Updated

Against his doctor's advice, a stooped and feeble Sen. Mario Gallegos arrives at the Texas legislature each day, just to make sure lawmakers do not take up a bill requiring voters to show identification proving they are not illegal immigrants.

And when the rigors of the job start to wear on the Democratic lawmaker, whose body is trying to reject a liver transplanted four months ago, he retires to a hospital-style bed — donated by a Republican colleague — in a room next to the Senate chamber.

From there, he can be summoned at a moment's notice should his vote be needed to keep the bill from reaching the floor.

In a life-and-death drama playing out in the legislature, Gallegos is putting his health at risk to block a measure he and others say could prevent many minorities and the elderly from taking part in elections in Texas.

"If there was enough votes to block, I promise I wouldn't be here," he said from his bed, his slumped shoulders and tired, jaundiced eyes making him look much older than his 56 years. The once-burly lawmaker is now thin and his skin hangs loose.

The Republicans pushing the voter ID bill say illegal immigrants are voting in Texas elections and must be stopped. But Democrats say thousands of legal residents will lose the right to vote because they lack proper identification. Opponents of the measure — including Gallegos, a Mexican-American — say minorities, the elderly and the poor are less likely than others to have driver's licenses or other documents.

In the Texas Senate, bills cannot move forward unless 21 of the 31 senators vote to bring them up for debate. The Democrats hold 11 seats, just enough to block a bill if they stick together.

Gallegos, a recovering alcoholic whose liver was ruined by drinking, received the transplant two weeks into the five-month legislative session that ends on Monday. He returned to the Capitol 13 weeks later just to stop the voter ID bill.

Now he is dealing with symptoms of organ rejection and the exhaustion of the job.

He is taking medication to keep the organ rejection under control. But his doctors say he should be resting and should be within 100 miles of the hospital where he received the transplant in case something goes wrong. The state capitol in Austin is about 160 miles from his hospital in Houston.

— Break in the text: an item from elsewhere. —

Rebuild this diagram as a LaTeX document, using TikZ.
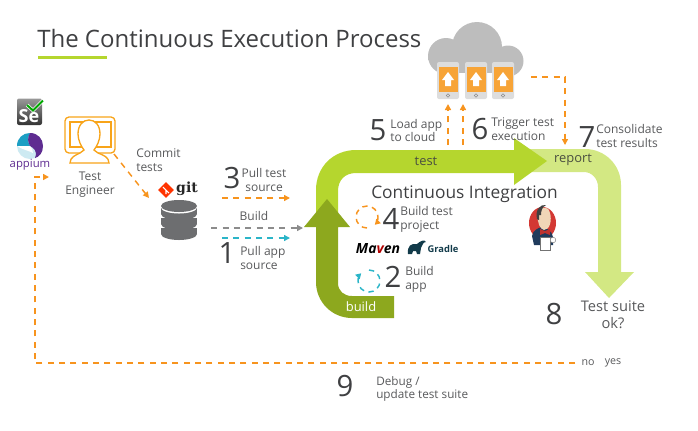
\documentclass[tikz,border=0pt]{standalone}
\usepackage{fontspec}
\setmainfont{Open Sans}
\newfontfamily\slabfont{DejaVu Serif}
\usetikzlibrary{arrows.meta,positioning}
\definecolor{buildgreen}{HTML}{8DA81E}
\definecolor{testgreen}{HTML}{B5D62E}
\definecolor{reportgreen}{HTML}{D3E883}
\definecolor{flowgray}{HTML}{58595B}
\definecolor{numgray}{HTML}{3F4042}
\definecolor{dashorange}{HTML}{F7941E}
\definecolor{dashcyan}{HTML}{2BB5C8}
\definecolor{dashgray}{HTML}{8C8C8C}
\definecolor{dbgray}{HTML}{6D6E70}
\definecolor{cloudgray}{HTML}{BDBDBD}
\definecolor{phonegray}{HTML}{DDDDDD}
\definecolor{phoneorange}{HTML}{F7A437}
\definecolor{appiumpurple}{HTML}{5F2C91}
\definecolor{appiumblue}{HTML}{1C9FC4}
\definecolor{gradleblue}{HTML}{123B4A}
\definecolor{jenkinsred}{HTML}{D33833}
\definecolor{jenkinsnavy}{HTML}{1F3B5C}
\definecolor{jenkinsskin}{HTML}{F0D6B7}
\tikzset{
    % numbered steps and their captions
    stepnum/.style={font=\fontsize{22}{24}\selectfont, text=numgray, inner sep=0pt},
    steptext/.style={font=\fontsize{9}{10.4}\selectfont, text=flowgray, align=left, anchor=west, inner sep=0pt},
    midtext/.style={steptext, align=center, anchor=center},
    looptext/.style={midtext, font=\fontsize{9.7}{11}\selectfont},
    % dashed connectors
    flowdash/.style={line width=1.1pt, dash pattern=on 4.5pt off 4pt, -{Triangle[length=4.5pt,width=4.5pt]}},
    orangedash/.style={flowdash, draw=dashorange},
    cyandash/.style={flowdash, draw=dashcyan},
    graydash/.style={flowdash, draw=dashgray},
    % invisible box round an icon
    iconbox/.style={inner sep=0pt, minimum width=#1},
    ringline/.style={line width=1.1pt, dash pattern=on 4pt off 3.4pt, -{Triangle[length=4pt,width=4.5pt]}},
}
\begin{document}
\begin{tikzpicture}[x=0.75pt,y=-0.75pt]
  \useasboundingbox (0,0) rectangle (698,430);

  % --- title ---
  \node[font=\fontsize{18}{20}\selectfont, text=numgray, anchor=west, inner sep=0pt] (title) at (37,38) {The Continuous Execution Process};
  \fill[testgreen] (38,55.5) rectangle (107,58.5);

  % --- the loop ---
  \fill[reportgreen] (520,149) -- (585,149) .. controls (605,149) and (621,165) .. (621,185)
        -- (621,272) -- (634,272) -- (609,298) -- (585,272) -- (598,272) -- (598,187)
        .. controls (598,179) and (592,172) .. (584,172) -- (520,172) -- cycle;
  \fill[testgreen] (316,227) -- (316,190) .. controls (316,167) and (333,150) .. (356,150)
        -- (514,150) -- (514,138) -- (547,161) -- (514,185) -- (514,173) -- (356,173)
        .. controls (345,173) and (338,180) .. (338,191) -- (338,227) -- cycle;
  \fill[buildgreen] (394,296) -- (352,296) .. controls (344,296) and (338,291) .. (338,283)
        -- (338,227) -- (350,227) -- (327,199) -- (304,227) -- (316,227) -- (316,282)
        .. controls (316,302) and (332,318) .. (352,318) -- (394,318) -- cycle;
  \node[looptext, text=numgray!90!testgreen] (testlabel) at (426,161.5) {test};
  \node[looptext, text=numgray!90!testgreen] (reportlabel) at (573,160) {report};
  \node[looptext, text=white] (buildlabel) at (361,307) {build};

  % --- left column ---
  \shade[top color=black!40, bottom color=black!80, rounded corners=1.5pt] (17,98.5) rectangle (42,125);
  \draw[white, line width=2.6pt] (27,105) -- (33,110.5) -- (43,100.5);
  \draw[green!65!black, line width=1.5pt] (27,105) -- (33,110.5) -- (43,100.5);
  \node[font=\bfseries\fontsize{13.5}{14}\selectfont, text=white, inner sep=0pt] (selenium) at (29,116) {Se};
  \fill[appiumblue!22] (30,146) circle (13);
  \fill[appiumblue] (17,146) .. controls (17,138) and (23,133) .. (30,133)
        .. controls (27,138) and (28,142) .. (30,146) .. controls (25,147) and (21,147) .. (17,146) -- cycle;
  \fill[appiumpurple] (30,133) .. controls (38,133) and (43,139) .. (43,146)
        .. controls (43,153) and (39,157) .. (35,158) .. controls (38,150) and (33,148) .. (30,146)
        .. controls (28,142) and (27,138) .. (30,133) -- cycle;
  \fill[white] (17,146) .. controls (22,146) and (27,146) .. (30,146)
        .. controls (32,148) and (33,151) .. (33,153) .. controls (30,151) and (23,150) .. (17,146) -- cycle;
  \node[font=\fontsize{8.5}{9}\selectfont, text=appiumpurple, inner sep=0pt] (appium) at (30,164.5) {appium};

  % --- test engineer ---
  \begin{scope}[draw=dashorange!85!yellow, line width=1pt]
    \draw[rounded corners=3pt] (65,117) rectangle (115,153);
    \draw (70,122) rectangle (111,147);
    \draw[fill=white] (70,163) .. controls (70,157) and (76,155) .. (80,153) -- (84,150)
        .. controls (81,146) and (78,140) .. (78,134) .. controls (78,125) and (83,120) .. (89,120)
        .. controls (95,120) and (100,125) .. (100,134) .. controls (100,140) and (97,146) .. (94,150)
        -- (98,153) .. controls (103,155) and (109,157) .. (109,163) -- cycle;
  \end{scope}
  \node[midtext] (engineer) at (90,185) {Test\\Engineer};
  \node[steptext] (commit) at (136,160) {Commit\\tests};

  % --- git and its database ---
  \fill[red!60!orange, rotate around={45:(166,190)}] (160.5,184.5) rectangle (171.5,195.5);
  \draw[white, line width=0.8pt] (163,187) -- (169,193) (166,190) -- (166,194);
  \node[font=\slabfont\bfseries\fontsize{10.5}{11}\selectfont, text=black!85, inner sep=0pt] (gitlabel) at (187,189) {git};
  \foreach \y in {228,218,208}{
    \fill[white] (179,\y+4.5) ellipse [x radius=18,y radius=6];
    \fill[dbgray] (161,\y) rectangle (197,\y+6);
    \fill[dbgray] (179,\y+6) ellipse [x radius=18,y radius=6];
  }
  \fill[white] (179,207.5) ellipse [x radius=18,y radius=6];
  \fill[dbgray] (179,206) ellipse [x radius=18,y radius=6];
  \node[iconbox=36, minimum height=40] (gitdb) at (179,220) {};

  % --- connector ends ---
  \coordinate (commitstart) at (114,154);
  \coordinate (commitend) at (149,198);
  \coordinate (pulltestend) at (290,198);
  \coordinate (pulltestfrom) at (222,198);
  \coordinate (pullappfrom) at (222,238);
  \coordinate (pullappend) at (290,238);
  \coordinate (buildend) at (303,228);
  \coordinate (loadfrom) at (448,145);
  \coordinate (loadend) at (448,104);
  \coordinate (triggerfrom) at (463,145);
  \coordinate (triggerend) at (463,104);
  \coordinate (reportfrom) at (531,77);
  \coordinate (reportturn) at (565,77);
  \coordinate (reportend) at (565,145);
  \coordinate (debugfrom) at (575,363);
  \coordinate (debugturn) at (35,363);
  \coordinate (debugup) at (35,177);
  \coordinate (debugend) at (49,177);

  \draw[orangedash] (commitstart) -- (commitend);
  \draw[orangedash] (pulltestfrom) -- (pulltestend);
  \draw[graydash] (gitdb.east |- buildend) ++(8,0) -- (buildend);
  \draw[cyandash] (pullappfrom) -- (pullappend);
  \draw[orangedash] (loadfrom) -- (loadend);
  \draw[orangedash] (triggerfrom) -- (triggerend);
  \draw[orangedash] (reportfrom) -- (reportturn) -- (reportend);
  \draw[orangedash] (debugfrom) -- (debugturn) -- (debugup) -- (debugend);

  % --- steps on the left ---
  \node[stepnum] (stepthree) at (232,178) {3};
  \node[midtext] (pulltest) at (264,180) {Pull test\\source};
  \node[midtext] (buildtext) at (254,216) {Build};
  \node[stepnum] (stepone) at (227,253) {1};
  \node[steptext] (pullapp) at (240,258) {Pull app\\source};

  % --- cloud and phones ---
  \fill[cloudgray] (446,56) circle (18);
  \fill[cloudgray] (477,47) circle (25);
  \fill[cloudgray] (508,61) circle (15.5);
  \fill[cloudgray] (440,60) rectangle (510,73);
  \fill[cloudgray] (428,56) rectangle (440,60);
  \foreach \x in {437,465,492}{
    \fill[phonegray, rounded corners=1.5pt] (\x,62) rectangle (\x+22,99);
    \fill[phoneorange] (\x+1.5,67) rectangle (\x+20.5,92);
    \fill[white] (\x+11,72) -- (\x+17,80) -- (\x+14,80) -- (\x+14,86) -- (\x+8,86) -- (\x+8,80) -- (\x+5,80) -- cycle;
    \draw[black!45, line width=0.4pt] (\x+11,95.5) circle (1.7);
  }

  % --- steps on top ---
  \node[stepnum] (stepfive) at (378,130) {5};
  \node[steptext] (loadapp) at (390,130.5) {Load app\\to cloud};
  \node[stepnum] (stepsix) at (480,129) {6};
  \node[steptext] (trigger) at (491,129) {Trigger test\\execution};
  \node[stepnum] (stepseven) at (587,137) {7};
  \node[steptext] (consolidate) at (596,136) {Consolidate\\test results};

  % --- continuous integration ---
  \node[font=\fontsize{13}{14}\selectfont, text=numgray, inner sep=0pt] (citext) at (464.5,194) {Continuous Integration};
  \draw[ringline, draw=dashorange] (367,228) arc[start angle=-270, end angle=45, radius=11];
  \node[stepnum] (stepfour) at (391,219) {4};
  \node[steptext] (buildtest) at (400,219) {Build test\\project};
  \node[font=\bfseries\itshape\fontsize{10.5}{11}\selectfont, inner sep=0pt] (maven) at (378,249) {Ma{\color{red!70!black}v}en};
  \fill[gradleblue] (408,254) .. controls (407,246) and (411,243) .. (417,244)
        .. controls (420,241) and (425,239) .. (426,242) .. controls (422,242) and (423,246) .. (421,248)
        -- (420,254) -- (417,254) -- (416,251) -- (413,251) -- (412,254) -- cycle;
  \node[font=\bfseries\fontsize{7}{8}\selectfont, text=gradleblue, inner sep=0pt] (gradle) at (443,248.5) {Gradle};
  \draw[ringline, draw=dashcyan] (369,270) arc[start angle=-90, end angle=225, radius=11];
  \node[stepnum] (steptwo) at (393,277) {2};
  \node[steptext] (buildapp) at (405,279) {Build\\app};

  % --- jenkins ---
  \fill[jenkinsred] (542.5,223) ellipse [x radius=13.5,y radius=16];
  \fill[jenkinsnavy] (532,236) .. controls (533,230) and (538,228) .. (542,227)
        .. controls (547,228) and (552,231) .. (553,237) -- (553,245) -- (534,245) -- cycle;
  \fill[jenkinsskin] (538,215) .. controls (538,207) and (548,204) .. (550,213)
        .. controls (552,220) and (550,230) .. (544,230) .. controls (540,229) and (537,223) .. (538,215) -- cycle;
  \fill[black!75] (537,219) .. controls (535,210) and (540,204) .. (546,205)
        .. controls (542,207) and (541,211) .. (541,215) -- (539,215) -- (539,220) -- cycle;
  \fill[jenkinsred!90!black] (545,231) -- (550,229) -- (550,235) -- (545,233) -- (540,235) -- (540,229) -- cycle;
  \fill[white, draw=black!55, line width=0.3pt] (540,237) rectangle (550,250);
  \fill[white, draw=black!55, line width=0.3pt] (553,240) circle (2.8);
  \node[iconbox=27, minimum height=45] (jenkins) at (542.5,227.5) {};

  % --- bottom ---
  \node[stepnum] (stepeight) at (554,314) {8};
  \node[midtext, font=\fontsize{11}{13}\selectfont] (suiteok) at (613,314.5) {Test suite\\ok?};
  \node[midtext, font=\fontsize{8}{9}\selectfont] (nolabel) at (588,363) {no};
  \node[midtext, font=\fontsize{8}{9}\selectfont] (yeslabel) at (613,363) {yes};
  \node[stepnum] (stepnine) at (345,386) {9};
  \node[steptext, font=\fontsize{8.8}{10.4}\selectfont] (debug) at (376,389) {Debug /\\update test suite};
\end{tikzpicture}
\end{document}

Most of Gallegos' Houston-area constituents are black or Hispanic, and about a quarter of them live in poverty. About one in five speak little or no English.

So the retired firefighter starts his mornings with 10 pills and a visit to the legislature's nurse to check his blood glucose levels. He visits the nurse for similar blood tests twice more throughout the day, and periodically gives himself shots of insulin.

Then it is another seven pills before crashing into bed at his Austin apartment at about 8 p.m.

When the Senate is in session, he sometimes retires to his bed in the sergeant-at-arms' office, where it is quiet enough to get some rest.

"I just want to take care of him," said Republican Sen. Robert Deuell, who provided the bed and is also a family physician. "He's going to come one way or another, so I just figured I'd make it easy for him."

It is a far cry from the past eight sessions Gallegos spent in Austin, before his heavy drinking led to an intervention by his Senate colleagues. He quit drinking and went into rehab last spring.

Under what is known as the Luna Precedent, named for a lawmaker who was hospitalized in the 1990s, legislators can ask for 24-hour notice that a bill is about to come up. Gallegos was given such notice early this month. But lawmakers can invoke the Luna Precedent only once during a session.

Gallegos' Republican colleagues agreed not to bring up the bill last Friday when he was in Houston for a biopsy that determined his liver was not infected. That act of courtesy followed days of rancor over Republican Lt. Gov. David Dewhurst's unsuccessful effort to push the bill through when another Democrat came down with the stomach flu.

Deuell said waiting was "just the decent thing to do."

"I hope he lives, but if for some reason he wouldn't, I couldn't in good conscience have him die thinking he failed," he said.